→ **Data provided**:
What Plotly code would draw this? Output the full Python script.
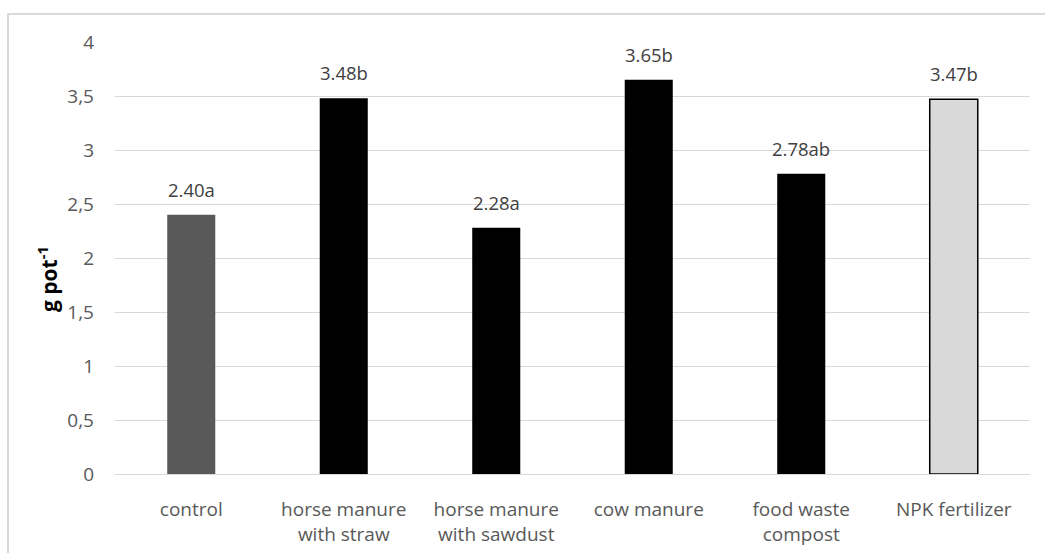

---

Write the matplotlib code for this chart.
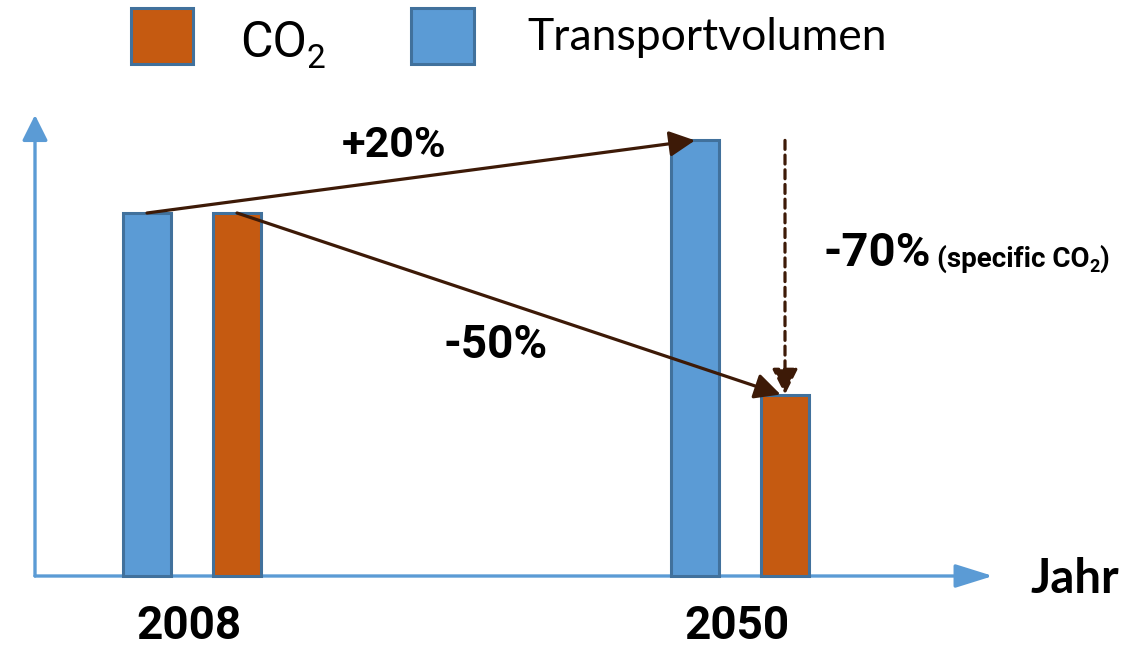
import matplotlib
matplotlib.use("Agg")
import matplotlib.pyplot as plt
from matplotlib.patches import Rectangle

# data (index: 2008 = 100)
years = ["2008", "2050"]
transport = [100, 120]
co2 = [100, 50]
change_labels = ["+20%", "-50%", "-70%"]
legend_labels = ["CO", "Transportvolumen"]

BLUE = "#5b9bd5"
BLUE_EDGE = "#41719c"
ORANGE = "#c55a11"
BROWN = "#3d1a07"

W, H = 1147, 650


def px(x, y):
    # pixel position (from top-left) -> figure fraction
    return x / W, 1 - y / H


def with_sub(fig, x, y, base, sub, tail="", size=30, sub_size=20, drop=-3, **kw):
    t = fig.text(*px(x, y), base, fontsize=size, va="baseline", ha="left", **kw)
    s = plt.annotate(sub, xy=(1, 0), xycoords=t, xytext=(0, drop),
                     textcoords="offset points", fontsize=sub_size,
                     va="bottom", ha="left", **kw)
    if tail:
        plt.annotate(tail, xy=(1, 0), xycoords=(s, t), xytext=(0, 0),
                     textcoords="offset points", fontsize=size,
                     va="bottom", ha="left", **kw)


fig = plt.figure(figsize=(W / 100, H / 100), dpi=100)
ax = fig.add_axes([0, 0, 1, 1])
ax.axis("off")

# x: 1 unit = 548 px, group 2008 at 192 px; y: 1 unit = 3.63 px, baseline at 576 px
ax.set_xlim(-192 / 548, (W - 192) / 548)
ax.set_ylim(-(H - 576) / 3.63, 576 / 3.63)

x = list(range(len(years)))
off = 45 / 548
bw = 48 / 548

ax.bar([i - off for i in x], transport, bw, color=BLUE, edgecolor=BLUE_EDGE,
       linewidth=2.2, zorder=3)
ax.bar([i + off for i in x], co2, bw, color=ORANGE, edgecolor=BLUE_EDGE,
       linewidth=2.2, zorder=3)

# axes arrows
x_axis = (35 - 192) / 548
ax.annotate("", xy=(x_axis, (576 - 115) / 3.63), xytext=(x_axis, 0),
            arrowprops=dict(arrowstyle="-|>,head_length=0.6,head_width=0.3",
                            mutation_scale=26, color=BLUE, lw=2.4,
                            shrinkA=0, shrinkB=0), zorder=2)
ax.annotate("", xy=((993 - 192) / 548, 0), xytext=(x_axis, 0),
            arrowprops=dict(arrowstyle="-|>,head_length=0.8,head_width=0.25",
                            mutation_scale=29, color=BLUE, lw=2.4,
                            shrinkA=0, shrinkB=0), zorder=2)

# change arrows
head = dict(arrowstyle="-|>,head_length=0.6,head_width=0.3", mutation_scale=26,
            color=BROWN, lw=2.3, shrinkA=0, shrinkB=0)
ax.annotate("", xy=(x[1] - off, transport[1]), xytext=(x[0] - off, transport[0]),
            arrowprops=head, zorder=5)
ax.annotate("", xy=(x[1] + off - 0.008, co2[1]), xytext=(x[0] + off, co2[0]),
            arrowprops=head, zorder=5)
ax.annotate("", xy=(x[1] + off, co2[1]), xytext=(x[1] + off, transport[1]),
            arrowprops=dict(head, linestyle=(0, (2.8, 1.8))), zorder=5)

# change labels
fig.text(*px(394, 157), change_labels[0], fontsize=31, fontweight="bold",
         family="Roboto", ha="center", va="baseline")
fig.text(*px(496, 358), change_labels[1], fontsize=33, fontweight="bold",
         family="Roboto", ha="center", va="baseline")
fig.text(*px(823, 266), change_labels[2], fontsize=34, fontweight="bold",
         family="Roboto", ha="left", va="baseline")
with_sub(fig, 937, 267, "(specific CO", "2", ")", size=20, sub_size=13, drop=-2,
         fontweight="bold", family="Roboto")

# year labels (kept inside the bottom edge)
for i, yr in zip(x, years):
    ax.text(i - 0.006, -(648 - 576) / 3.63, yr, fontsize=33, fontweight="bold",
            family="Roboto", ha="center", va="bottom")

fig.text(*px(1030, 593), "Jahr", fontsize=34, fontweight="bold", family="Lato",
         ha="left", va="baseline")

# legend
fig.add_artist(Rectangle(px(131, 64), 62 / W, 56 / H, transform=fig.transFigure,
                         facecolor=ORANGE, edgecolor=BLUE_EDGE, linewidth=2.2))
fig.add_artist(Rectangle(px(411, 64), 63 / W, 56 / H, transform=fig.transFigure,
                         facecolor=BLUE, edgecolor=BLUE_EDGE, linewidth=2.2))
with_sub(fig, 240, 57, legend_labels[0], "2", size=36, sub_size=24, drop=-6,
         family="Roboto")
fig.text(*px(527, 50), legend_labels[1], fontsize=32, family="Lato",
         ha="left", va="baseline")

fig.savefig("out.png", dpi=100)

→ **Short problem**: Pictures stay out: repeat exactly only the lines from the one with "Write the matplotlib code for this chart." through the one with "return x / W, 1 - y / H".

→ **The answer**:
Write the matplotlib code for this chart.
import matplotlib
matplotlib.use("Agg")
import matplotlib.pyplot as plt
from matplotlib.patches import Rectangle

# data (index: 2008 = 100)
years = ["2008", "2050"]
transport = [100, 120]
co2 = [100, 50]
change_labels = ["+20%", "-50%", "-70%"]
legend_labels = ["CO", "Transportvolumen"]

BLUE = "#5b9bd5"
BLUE_EDGE = "#41719c"
ORANGE = "#c55a11"
BROWN = "#3d1a07"

W, H = 1147, 650


def px(x, y):
    # pixel position (from top-left) -> figure fraction
    return x / W, 1 - y / H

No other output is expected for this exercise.